Since I couldn’t packet capture on the box, this had to wait until the next day, when our managed service provider for networks could port span the switch. Using good old Netmon and the Top Talkers Expert, I was able to pin the culprits down to several machines.
Here’s where I made the first mistake. We name machines for the user, so every time a user gets a new machine we image it up and put an A or other suffix at the end. Well, the machines showing up in the packet trace mostly had an A suffix. But when I looked in SMS, there were no machines of the same name there. There were machines with that name without the suffix. So I chalked it up to an error in naming on the part of the tech, and started investigating the machines I could see in SMS. 
Lesson 1: Trust the trace. I should have confirmed MAC addresses at least.

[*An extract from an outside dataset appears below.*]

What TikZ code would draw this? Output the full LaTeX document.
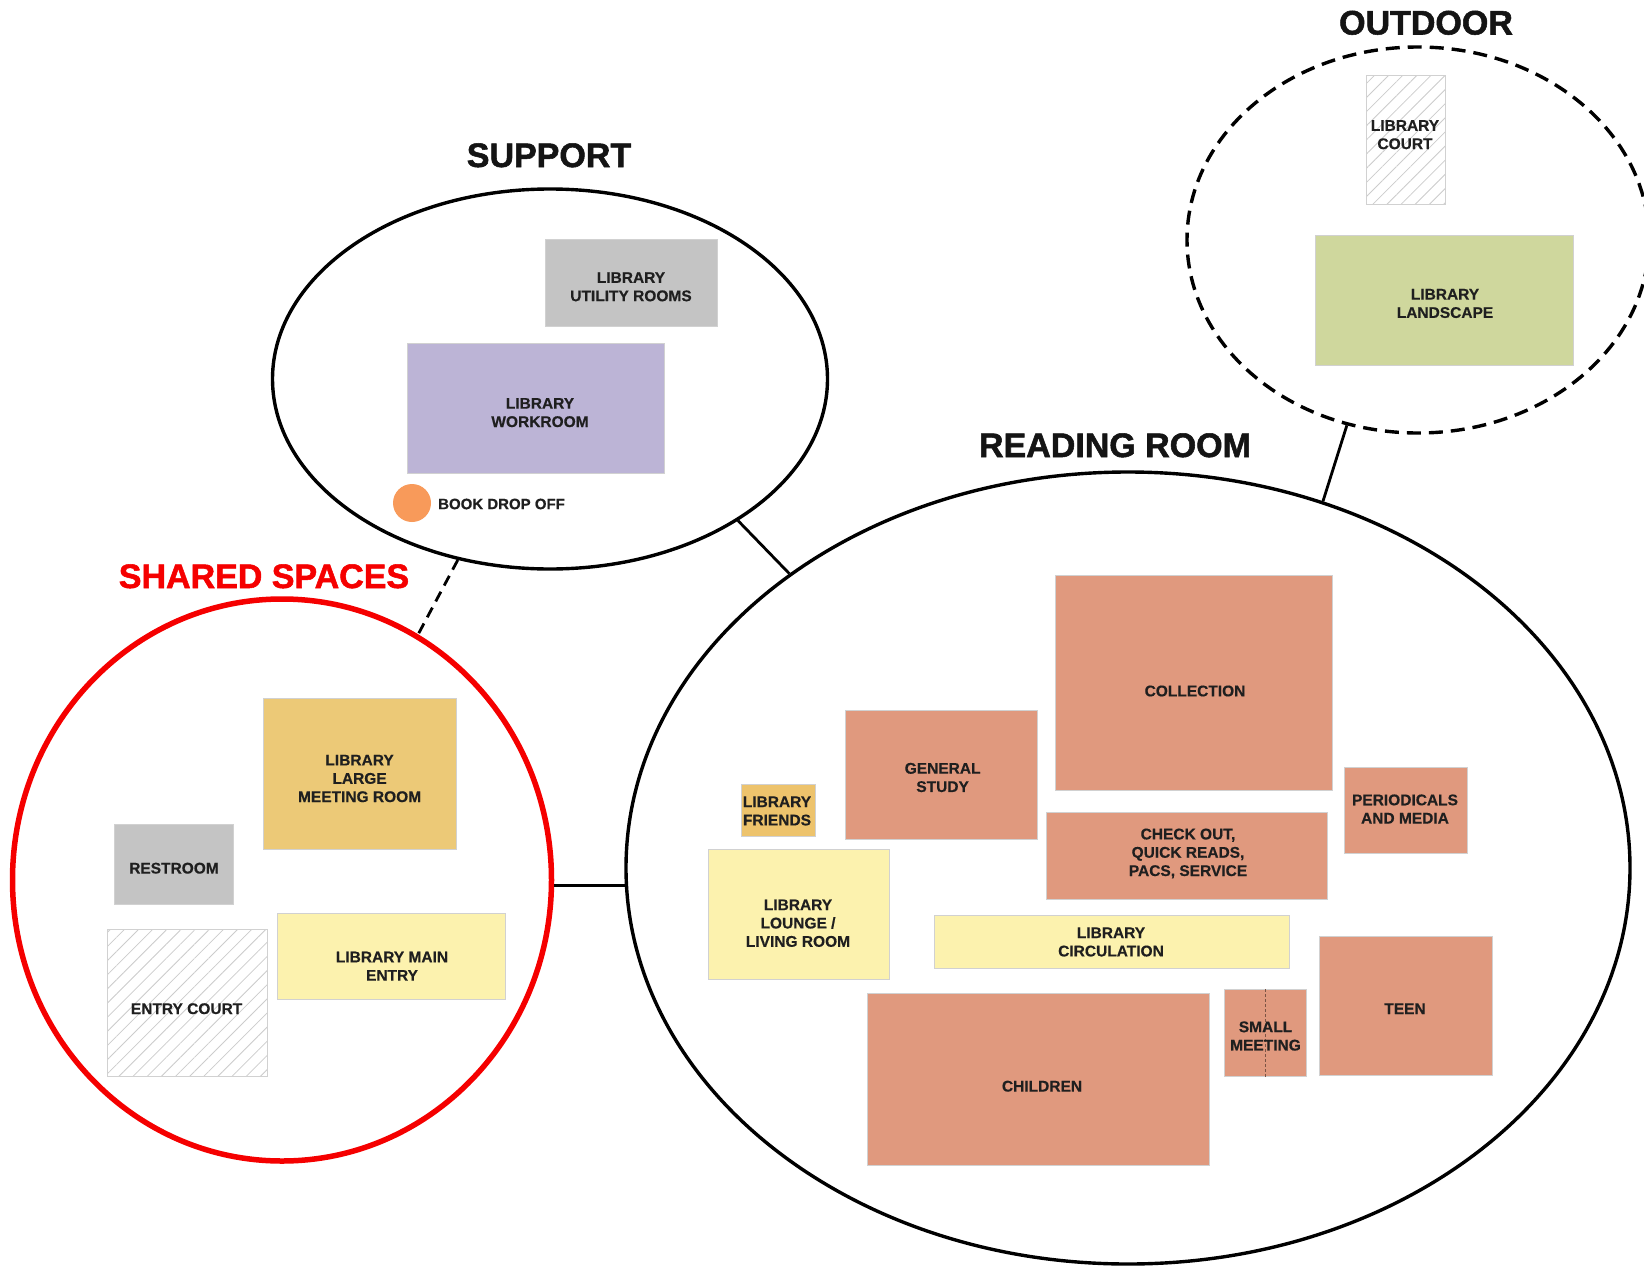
\documentclass[tikz,border=0pt]{standalone}
\usepackage{fontspec}
\setmainfont{Liberation Sans}
\newfontfamily\titlefont[FakeBold=1.6]{Liberation Sans Bold}
\newfontfamily\boxfont[FakeBold=0.4]{Liberation Sans Bold}
\usetikzlibrary{shapes.geometric,patterns.meta}
\definecolor{salmon}{HTML}{E0997E}
\definecolor{lyellow}{HTML}{FCF2AE}
\definecolor{gold}{HTML}{ECC977}
\definecolor{friendgold}{HTML}{EDC36C}
\definecolor{roomgray}{HTML}{C4C4C4}
\definecolor{lavender}{HTML}{BCB4D6}
\definecolor{lgreen}{HTML}{CFD79D}
\definecolor{dropor}{HTML}{F89A5A}
\definecolor{sharedred}{HTML}{F50000}
\tikzset{
  room/.style={rectangle, draw=black!18, line width=0.6pt, inner sep=0pt, anchor=north west},
  lbl/.style={inner sep=0pt, align=center, text=black!88, font=\boxfont\fontsize{15.5}{18.3}\selectfont},
  hatched/.style={fill=white, pattern={Lines[angle=45,distance=10pt,line width=0.8pt]}, pattern color=black!20},
  zonetitle/.style={font=\titlefont\fontsize{34}{40}\selectfont, anchor=base, inner sep=0pt, text=black!92},
  zone/.style={ellipse, draw=black, line width=3.4pt, inner sep=0pt},
  link/.style={draw=black, line width=2.8pt},
}
\begin{document}
\begin{tikzpicture}[x=1pt,y=-1pt]
\useasboundingbox[fill=white] (0,0) rectangle (1644,1266);

% zones
\node[zone, minimum width=555pt, minimum height=380pt] (sup) at (550,379) {};
\node[zone, minimum width=1004pt, minimum height=792pt] (read) at (1128,868) {};
\node[zone, dash pattern=on 14pt off 8pt, line width=3.4pt, minimum width=462pt, minimum height=386pt] (out) at (1418,240) {};
\node[ellipse, draw=sharedred, line width=5.5pt, inner sep=0pt, minimum width=539pt, minimum height=562pt] (shr) at (282,880) {};

% titles
\node[zonetitle] (tout) at (1426,34.5) {OUTDOOR};
\node[zonetitle] (tsup) at (549,167) {SUPPORT};
\node[zonetitle] (tread) at (1115,457) {READING ROOM};
\node[zonetitle, text=sharedred] (tshr) at (264,588) {SHARED SPACES};

% connectors
\coordinate (rw) at (read.-178.2);
\draw[link] (sup.-37.4) -- (read.139.4);
\draw[link] (out.-111) -- (read.62.4);
\draw[link, dash pattern=on 11pt off 7pt] (sup.-117) -- (shr.61.4);
\draw[link] (shr.east |- rw) -- (rw);

% outdoor
\node[room, hatched, minimum width=79pt, minimum height=129pt] (court) at (1366,75) {};
\node[lbl] (courtT) at (1405,134.7) {LIBRARY\\COURT};
\node[room, fill=lgreen, minimum width=258pt, minimum height=130pt] (land) at (1315,235) {};
\node[lbl] (landT) at (1445,303.5) {LIBRARY\\LANDSCAPE};

% support
\node[room, fill=roomgray, minimum width=172pt, minimum height=87pt] (util) at (545,239) {};
\node[lbl] (utilT) at (631,286.8) {LIBRARY\\UTILITY ROOMS};
\node[room, fill=lavender, minimum width=257pt, minimum height=130pt] (work) at (407,343) {};
\node[lbl] (workT) at (540,412.6) {LIBRARY\\WORKROOM};
\node[circle, fill=dropor, minimum size=38pt, inner sep=0pt] (drop) at (412,503) {};
\node[lbl, anchor=west, font=\boxfont\fontsize{15}{18}\selectfont] (dropT) at (438,504) {BOOK DROP OFF};

% shared spaces
\node[room, fill=gold, minimum width=193pt, minimum height=151pt] (lmr) at (263,698) {};
\node[lbl] (lmrT) at (359.6,778.5) {LIBRARY\\LARGE\\MEETING ROOM};
\node[room, fill=roomgray, minimum width=119pt, minimum height=80pt] (rest) at (114,824) {};
\node[lbl] (restT) at (174,868.2) {RESTROOM};
\node[room, hatched, minimum width=160pt, minimum height=147pt] (ecourt) at (107,929) {};
\node[lbl] (ecourtT) at (186.6,1008.7) {ENTRY COURT};
\node[room, fill=lyellow, minimum width=228pt, minimum height=86pt] (mainentry) at (277,913) {};
\node[lbl] (mainentryT) at (392,966.2) {LIBRARY MAIN\\ENTRY};

% reading room
\node[room, fill=salmon, minimum width=277pt, minimum height=215pt] (coll) at (1055,575) {};
\node[lbl] (collT) at (1195,691) {COLLECTION};
\node[room, fill=salmon, minimum width=192pt, minimum height=129pt] (gs) at (845,710) {};
\node[lbl] (gsT) at (942.6,777.5) {GENERAL\\STUDY};
\node[room, fill=friendgold, minimum width=74pt, minimum height=52pt] (fr) at (741,784) {};
\node[lbl] (frT) at (777,811) {LIBRARY\\FRIENDS};
\node[room, fill=salmon, minimum width=281pt, minimum height=87pt] (chk) at (1046,812) {};
\node[lbl] (chkT) at (1188,853.5) {CHECK OUT,\\QUICK READS,\\PACS, SERVICE};
\node[room, fill=salmon, minimum width=123pt, minimum height=86pt] (per) at (1344,767) {};
\node[lbl] (perT) at (1405,809) {PERIODICALS\\AND MEDIA};
\node[room, fill=lyellow, minimum width=181pt, minimum height=130pt] (lng) at (708,849) {};
\node[lbl] (lngT) at (798,923.2) {LIBRARY\\LOUNGE /\\LIVING ROOM};
\node[room, fill=lyellow, minimum width=355pt, minimum height=53pt] (circ) at (934,915) {};
\node[lbl] (circT) at (1111,942) {LIBRARY\\CIRCULATION};
\node[room, fill=salmon, minimum width=173pt, minimum height=139pt] (teen) at (1319,936) {};
\node[lbl] (teenT) at (1405,1008.7) {TEEN};
\node[room, fill=salmon, minimum width=82pt, minimum height=87pt] (sm) at (1224,989) {};
\draw[densely dashed, draw=black!45!salmon, line width=0.8pt] (sm.north) -- (sm.south);
\node[lbl] (smT) at (1265.5,1036) {SMALL\\MEETING};
\node[room, fill=salmon, minimum width=342pt, minimum height=172pt] (chi) at (867,993) {};
\node[lbl] (chiT) at (1042,1086.2) {CHILDREN};
\end{tikzpicture}
\end{document}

Around this time we started to see the issue on other servers in other parts of the country. Using traces from both offices we finally figured out that the issue seemed to be isolated to the new HP6930p laptops that we were deploying. Unplug all of the new ones in an office from the network, and the LSASS issue on the server goes away.
Simple, or so I thought. Load Netmon on one of them and let it tell us what’s going on. After some looking, it turns out that the process is hidden under a system process. So although Netmon can see the traffic, it can’t point to the app that is generating it.
Now we’re at the point of disabling and removing apps from the laptop. One of the first we try is the HP Protect Tools, because this is the first time we’ve deployed laptops with that installed. That turns out to be the culprit. Remove the Protect Tools, and the LSASS issue goes away.
Upgrading the Protect Tools from version 4.00.3.001 to the latest version also fixed the issue.